While Sikhs have traditionally been allied to the Liberal Party, Conservatives made inroads as the party governed Canada between 2006 and 2015. And now, with Jagmeet Singh, a flow towards the NDP cannot be discounted. As Wiseman suggests, “It’s a matter of numbers and if you decide to band together as a group and you’re not fussy about which party you are banding together for or which candidate, your primary criteria is that they are Sikhs, that is a factor.”
Unfortunately, there’s also a dark side to this success. Among the organising principles for the community may well have been the issue of separatism, as pro-Khalistan elements remain politically active in Canada, seeking power to advance their agenda.

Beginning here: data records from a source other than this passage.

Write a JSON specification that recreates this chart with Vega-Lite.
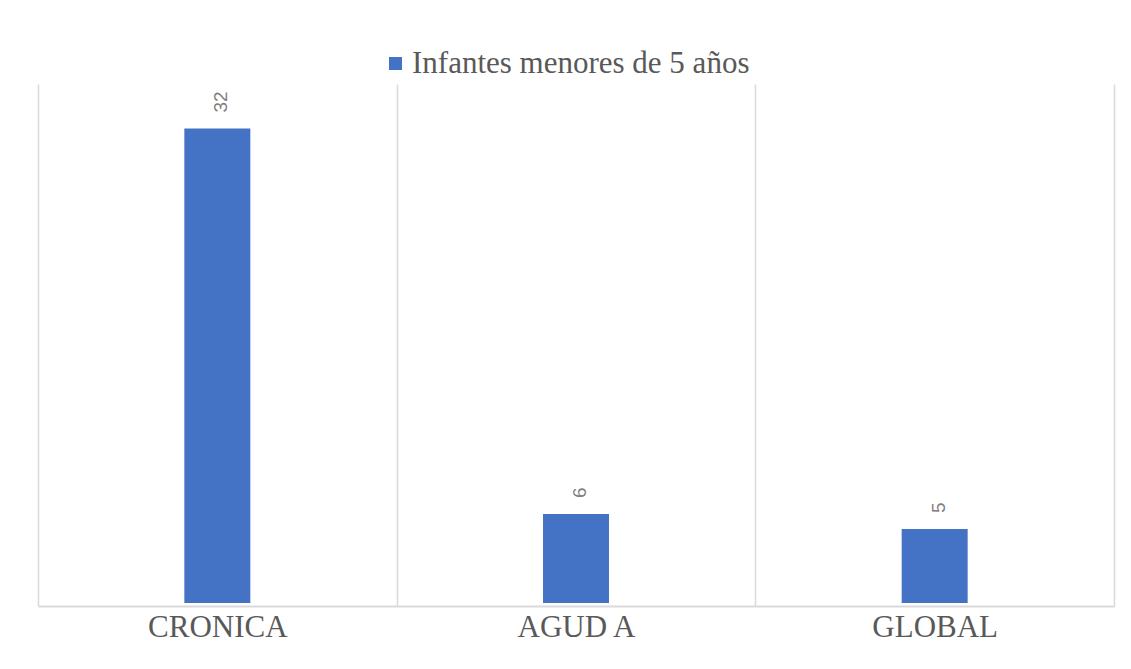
{
  "$schema": "https://vega.github.io/schema/vega-lite/v6.json",
  "autosize": "none",
  "width": 1076,
  "height": 522,
  "padding": {"left": 38, "top": 84, "right": 17, "bottom": 63},
  "background": "white",
  "data": {
    "values": [
      {"categoria": "CRONICA", "serie": "Infantes menores de 5 años", "valor": 32},
      {"categoria": "AGUD A", "serie": "Infantes menores de 5 años", "valor": 6},
      {"categoria": "GLOBAL", "serie": "Infantes menores de 5 años", "valor": 5}
    ]
  },
  "config": {
    "view": {"stroke": null},
    "axis": {"domainColor": "#d9d9d9", "gridColor": "#d9d9d9"}
  },
  "encoding": {
    "x": {
      "field": "categoria",
      "type": "nominal",
      "sort": null,
      "scale": {"paddingInner": 0, "paddingOuter": 0},
      "axis": {
        "title": null,
        "labelAngle": 0,
        "labelFont": "Liberation Serif",
        "labelFontSize": 31,
        "labelColor": "#595959",
        "labelPadding": 6,
        "ticks": false,
        "grid": true,
        "tickBand": "extent",
        "gridWidth": 1.5,
        "domainWidth": 2
      }
    },
    "y": {
      "field": "valor",
      "type": "quantitative",
      "scale": {"domain": [-0.2, 35], "nice": false},
      "axis": null
    }
  },
  "layer": [
    {
      "mark": {"type": "bar", "width": {"band": 0.184}, "color": "#4472C4"},
      "encoding": {
        "color": {
          "field": "serie",
          "type": "nominal",
          "scale": {"range": ["#4472C4"]},
          "legend": {
            "title": null,
            "orient": "none",
            "legendX": 342,
            "legendY": -36,
            "symbolType": "square",
            "symbolSize": 170,
            "symbolStrokeWidth": 0,
            "labelFont": "Liberation Serif",
            "labelFontSize": 31,
            "labelColor": "#595959",
            "labelOffset": 1,
            "labelLimit": 0
          }
        }
      }
    },
    {
      "mark": {
        "type": "text",
        "angle": 270,
        "align": "left",
        "baseline": "middle",
        "dx": 16,
        "dy": 4,
        "font": "Liberation Sans",
        "fontSize": 19,
        "color": "#7f7f7f"
      },
      "encoding": {"text": {"field": "valor", "type": "quantitative"}}
    }
  ]
}
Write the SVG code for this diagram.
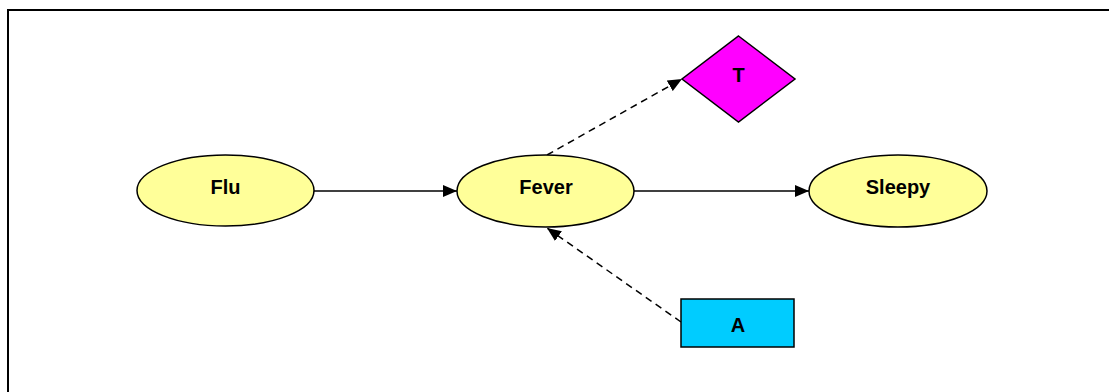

These elements have made a “very well organised and concerted effort” to attempt to occupy the “highest echelons of Government,” Dosanjh argues. “I think there’s absolutely no question that there is an influence of separatist politics that in Canada has had quite a predominant role,” the former Premier and Federal Minister says. Many of them have backgrounds in secessionist families. Others believe organisations that once focused on the old country have learnt to leverage the system, as Purewal says, “They concentrated on Indian politics and India-related issues, about a Sikh homeland, the 1984 affair. Finally they realised they have enough people and they can actually win nominations.”
While the NDP has refused to release a detailed breakdown of each candidate’s vote in the leadership race, earlier fundraising trends suggest that the hardcore bloc may have contributed heavily, with larger amounts being raised in places like the Greater Toronto Area and Metro Vancouver. In fact, leading pro-Khalistan activists in Canada have told this writer they were canvassing for Jagmeet Singh, providing money and supporters. This does not mean Jagmeet Singh’s campaign was aware of this effort or that he has separatist sympathies. But instances like his reluctance to disavow portraits of Talwinder Singh Parmar, considered the principal planner of the Air India terrorist bombing in 1985 being glorified in some gurudwaras, may give the appearance of pandering to this section.
Regardless, Jagmeet Singh’s ascendance further normalises the community within Canadian politics, and provides the first visible minority leader with a shot at becoming Canada’s next Prime Minister. But whether the remarkable progress of Sikhs up the greasy pole of Canadian politics earns such an emphatic pinnacle, will only be known two years later.